Morning Report: FedEx profit warning spooks the markets

Vital Statistics:

 LastChange
S&P futures3,870-40.50
Oil (WTI)86.201.16
10 year government bond yield 3.48%
30 year fixed rate mortgage 6.17%

Stocks are lower this morning after economic bellwether FedEx withdrew its guidance based on a deteriorating economy. Bonds and MBS are down.

FedEx stock is down some 23% this morning after it issued a profit warning. Note that Fed Ex is on a May fiscal year. “Global volumes declined as macroeconomic trends significantly worsened later in the quarter, both internationally and in the U.S. We are swiftly addressing these headwinds, but given the speed at which conditions shifted, first quarter results are below our expectations,” said Raj Subramaniam, FedEx Corporation president and chief executive officer. “While this performance is disappointing, we are aggressively accelerating cost reduction efforts and evaluating additional measures to enhance productivity, reduce variable costs, and implement structural cost-reduction initiatives. These efforts are aligned with the strategy we outlined in June, and I remain confident in achieving our fiscal year 2025 financial targets.”
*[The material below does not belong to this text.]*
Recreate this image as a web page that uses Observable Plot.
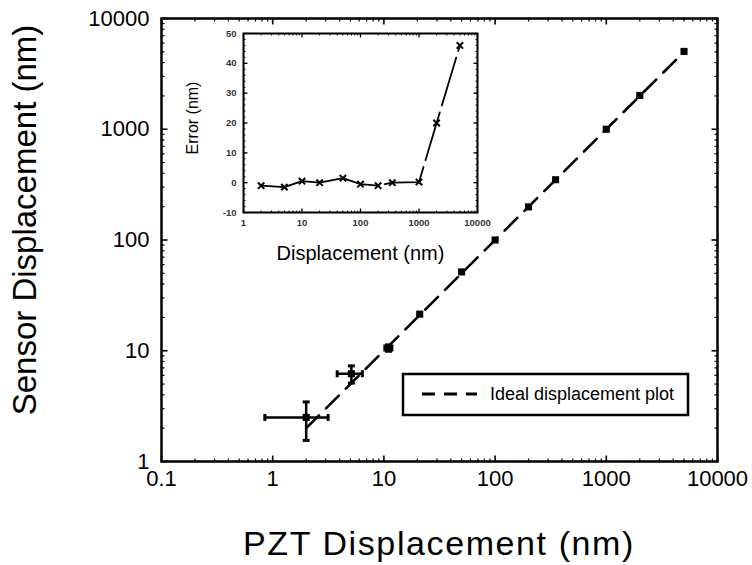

It looks like the rate increases are beginning to be felt, and we will be seeing more of this. FedEx is kind of an economic canary in the coal mine. It looks like the Fed’s rate hikes are gaining some traction.
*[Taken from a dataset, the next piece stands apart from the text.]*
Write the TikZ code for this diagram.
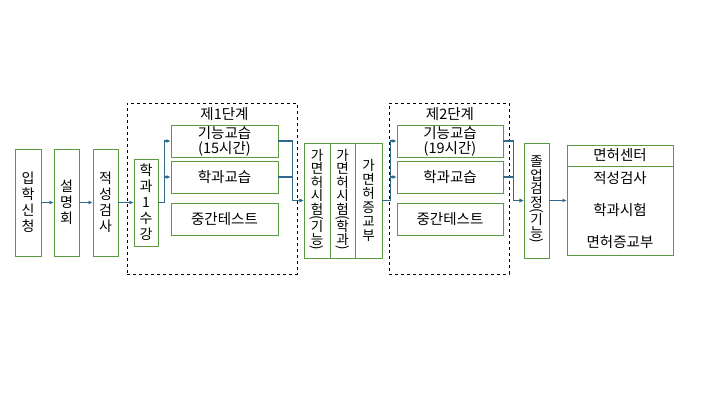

Consumer sentiment improved in September, according to the University of Michigan Consumer Sentiment Survey. Most notably, the median expected inflation rate declined to 4.6%, the lowest reading in a year. The Fed pays close attention to this number because inflationary expectations are a critical input into inflation. Inflation uncertainty is the highest it has been since 1982 however, which is a concern.

The rise in interest rates this year has caused MBS spreads to widen considerably. MBS spreads describe the difference between the mortgage rate and a Treasury of similar maturity. When MBS spreads are large (aka “wide” in trader parlance) it means that mortgage rates are high relative to underlying interest rates. This describes the current state of affairs, as MBS spreads have widened considerably this year. We are at 10 year highs (setting aside the short spike in the initial days of COVID).